A quibble: It is not possible for a ratified treaty to violate the Constitution, regardless of the terms of the treaty.

Article VI of the Constitution provides:

This Constitution, and the laws of the United States which shall be made in pursuance thereof; and all treaties made, or which shall be made, under the authority of the United States, shall be the supreme law of the land; and the judges in every state shall be bound thereby, anything in the Constitution or laws of any State to the contrary notwithstanding.

The supreme law of the land has three sources:

The US Constitution;

The laws of the United States made pursuant to the Constitution; and

Treaties made under the authority of the United States.

A treaty, any treaty, once signed by the President and ratified by the Senate, becomes the "supreme law of the land," conflicts with the Constitution notwithstanding. That is not to say that the treaties that Steven was discussing (which clearly violated either the Constitution itself or the Bill of Rights) should have been ratified. Had they been ratified, however, by definition they would not have violated the Constitution. They would have amended it.

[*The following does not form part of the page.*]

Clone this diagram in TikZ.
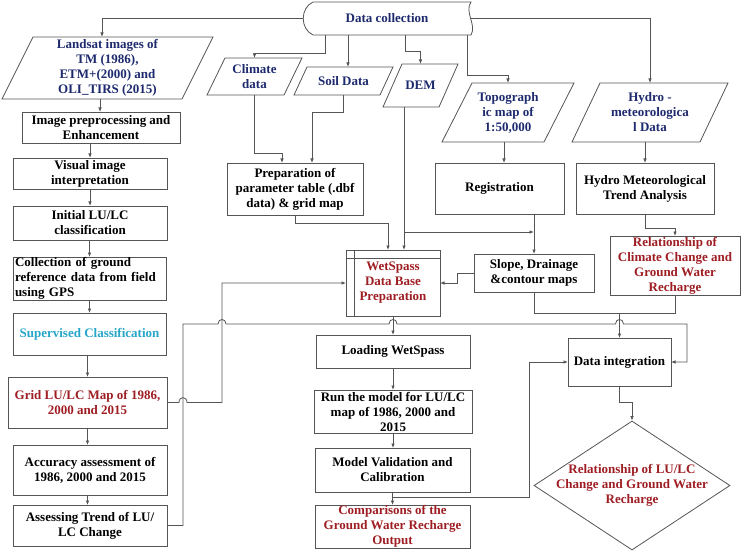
\documentclass[tikz,border=0pt]{standalone}
\usepackage{fontspec}
\setmainfont{Liberation Serif}
\usetikzlibrary{arrows.meta,shapes.geometric}
\definecolor{navy}{RGB}{30,42,110}
\definecolor{dred}{RGB}{158,30,36}
\definecolor{cyanx}{RGB}{38,166,200}
\definecolor{lgray}{RGB}{85,85,85}
\newcommand\drawpara[2]{\draw[edge] ([xshift=#2pt]#1.north west) -- (#1.north east) -- ([xshift=-#2pt]#1.south east) -- (#1.south west) -- cycle;}
\begin{document}
\begin{tikzpicture}[x=1pt,y=-1pt,
 edge/.style={draw=lgray,line width=0.8pt},
 arr/.style={edge,-{Latex[length=4.5pt,width=3.6pt]}},
 txt/.style={font=\fontsize{13}{15}\selectfont\bfseries},
 box/.style={txt,draw=lgray,line width=0.8pt,rectangle,inner xsep=1pt,inner ysep=0pt,outer sep=0pt,align=center},
 pnode/.style={txt,rectangle,inner xsep=1pt,inner ysep=0pt,outer sep=0pt,align=center,text=navy},
 sz/.style n args={2}{minimum width=#1pt,minimum height=#2pt}]
\useasboundingbox[fill=white] (0,0) rectangle (744,556);

% data collection
\node[pnode,sz={168}{33}] (dc) at (387,18.5) {Data collection};
\draw[edge] (313,2) -- (471,2) .. controls (464,12) and (477,25) .. (471,35) -- (313,35) .. controls (300,29) and (300,8) .. (313,2) -- cycle;

% input parallelograms
\node[pnode,sz={211}{62}] (land) at (107.5,68) {Landsat images of\\TM (1986),\\ETM+(2000) and\\OLI\_TIRS (2015)};
\drawpara{land}{31}
\node[pnode,sz={95}{37}] (clim) at (254.5,76.5) {Climate\\data};
\drawpara{clim}{18}
\node[pnode,sz={99}{28}] (soil) at (343.5,81) {Soil Data};
\drawpara{soil}{13}
\node[pnode,sz={75}{43}] (dem) at (420.5,85.5) {DEM};
\drawpara{dem}{19}
\node[pnode,sz={132}{59}] (topo) at (508,112.5) {Topograph\\ic map of\\1:50,000};
\drawpara{topo}{30}
\node[pnode,sz={156}{59}] (hyd) at (650,112.5) {Hydro -\\meteorologica\\l Data};
\drawpara{hyd}{28}

% left column
\node[box,sz={158}{31}] (img) at (101,127.5) {Image preprocessing and\\Enhancement};
\node[box,sz={154}{31}] (vis) at (90,173.5) {Visual image\\interpretation};
\node[box,sz={154}{34}] (ini) at (90,223) {Initial LU/LC\\classification};
\node[box,sz={153}{43},text width=149pt,align=left] (col) at (89.5,278.5) {Collection of ground\\reference data from field\\using GPS};
\node[box,sz={153}{42},text=cyanx] (sup) at (89.5,334) {Supervised Classification};
\node[box,sz={159}{51},text=dred] (grid) at (87.5,402.5) {Grid LU/LC Map of 1986,\\2000 and 2015};
\node[box,sz={154}{50}] (acc) at (90,470) {Accuracy assessment of\\1986, 2000 and 2015};
\node[box,sz={154}{41}] (ass) at (90,525.5) {Assessing Trend of LU/\\LC Change};

% middle / right boxes
\node[box,sz={136}{52}] (prep) at (295,189) {Preparation of\\parameter table (.dbf\\data) \& grid map};
\node[box,sz={129}{51}] (reg) at (499.5,188.5) {Registration};
\node[box,sz={138}{51}] (trend) at (645,188.5) {Hydro Meteorological\\Trend Analysis};
\node[box,sz={120}{38}] (slope) at (534,273) {Slope, Drainage\\\&contour maps};
\node[box,sz={130}{59},text=dred] (rcc) at (675,265.5) {Relationship of\\Climate Change and\\Ground Water\\Recharge};
\node[box,sz={94}{66},text=dred] (wet) at (393,283) {WetSpass\\Data Base\\Preparation};
\draw[edge] ([xshift=8pt]wet.north west) -- ([xshift=8pt]wet.south west);
\draw[edge] ([yshift=-8pt]wet.north west) -- ([yshift=-8pt]wet.north east);
\node[box,sz={154}{33}] (load) at (393,351.5) {Loading WetSpass};
\node[box,sz={158}{43}] (run) at (393,411.5) {Run the model for LU/LC\\map of 1986, 2000 and\\2015};
\node[box,sz={155}{44}] (mv) at (392.5,470) {Model Validation and\\Calibration};
\node[box,sz={155}{43},text=dred] (cmp) at (392.5,526.5) {Comparisons of the\\Ground Water Recharge\\Output};
\node[box,sz={103}{48}] (di) at (619.5,362) {Data integration};
\node[draw=lgray,line width=0.8pt,diamond,minimum width=196pt,minimum height=129pt,inner sep=0pt] (rlc) at (632,485.5) {};
\node[txt,text=dred,align=center] (rlct) at (rlc.center) {Relationship of LU/LC\\Change and Ground Water\\Recharge};

% connectors from data collection
\draw[arr] (dc.west) -| ([xshift=-5.5pt]land.north);
\draw[arr] ([xshift=-62pt]dc.south) -- ++(0,18) -| (clim.north);
\draw[arr] ([xshift=-39pt]dc.south) -- ([xshift=-39pt]dc.south |- soil.north);
\draw[arr] ([xshift=18pt]dc.south) -- ++(0,16) -| (dem.north);
\draw[arr] ([xshift=80pt]dc.south) -- ++(0,40) -| (topo.north);
\draw[arr] (dc.east) -| (hyd.north);

% left column
\draw[arr] ([xshift=-7.5pt]land.south) -- ([xshift=-7.5pt]land.south |- img.north);
\draw[arr] (vis.north |- img.south) -- (vis.north);
\draw[arr] (ini.north |- vis.south) -- (ini.north);
\draw[arr] (col.north |- ini.south) -- (col.north);
\draw[arr] (sup.north |- col.south) -- (sup.north);
\draw[arr] (grid.north |- sup.south) -- (grid.north);
\draw[arr] (grid.south) -- (grid.south |- acc.north);
\draw[arr] (grid.south |- acc.south) -- (grid.south |- ass.north);

% middle
\draw[arr] (clim.south) -- ++(0,58) -| ([xshift=-13pt]prep.north);
\draw[arr] (soil.south) -- ++(0,17) -| ([xshift=17pt]prep.north);
\draw[arr] (prep.south) -- ++(0,8) -| ([xshift=-5pt]wet.north);
\draw[arr] ([xshift=-16.5pt]dem.south) -- ([xshift=-16.5pt]dem.south |- wet.north);
\coordinate (demj) at (404,232);
\draw[arr] (demj) -- (demj -| slope.north);
\draw[arr] ([xshift=-4pt]topo.south) -- ([xshift=-4pt]topo.south |- reg.north);
\draw[arr] (slope.north |- reg.south) -- (slope.north);
\draw[arr] (trend.north |- hyd.south) -- (trend.north);
\draw[arr] (trend.south) -- ++(0,14) -| (rcc.north);
\draw[arr] (slope.west) -- ++(-17,0) |- (wet.east);
\draw[edge] (slope.south) -- ++(0,21) -| (rcc.south);
\coordinate (dij) at (di.north |- 0,313);
\draw[arr] (dij) -- (di.north);

\draw[arr] (wet.south) -- (load.north);
\draw[arr] (load.south) -- (run.north);
\draw[arr] (run.south) -- (run.south |- mv.north);
\draw[arr] (mv.south) -- (cmp.north);
\coordinate (cj) at (mv.south |- 0,497);
\draw[arr] (cj) -- (529,497) |- (di.west);

% long connectors with hops
\draw[arr] (grid.east) -- (179,402.5) .. controls (179,396) and (187,396) .. (187,402.5) -- (222,402.5) |- (wet.west);
\draw[arr] (ass.east) -- (183,525.5) -- (183,324) -- (218,324) .. controls (218,318) and (226,318) .. (226,324) -- (389,324) .. controls (389,318) and (397,318) .. (397,324) -- (615.5,324) .. controls (615.5,318) and (623.5,318) .. (623.5,324) -- (687,324) |- (di.east);

\draw[arr] (di.south) -- ++(0,16) -| (rlc.north);
\end{tikzpicture}
\end{document}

UPDATE: Doh! The Sage points out that the language quoted above "anything in the Constitution or laws of any State to the contrary notwithstanding" refers to the constitutions of the states. Not only is that correct, I should have known it to begin with. Treaties between the US and another nation would not amend the US Constitution. They would, however, amend existing statutes, to the extent that the effect of such an "amendment" would not violate the US Constitution. That's what I remembered from my long ago course on international taxation.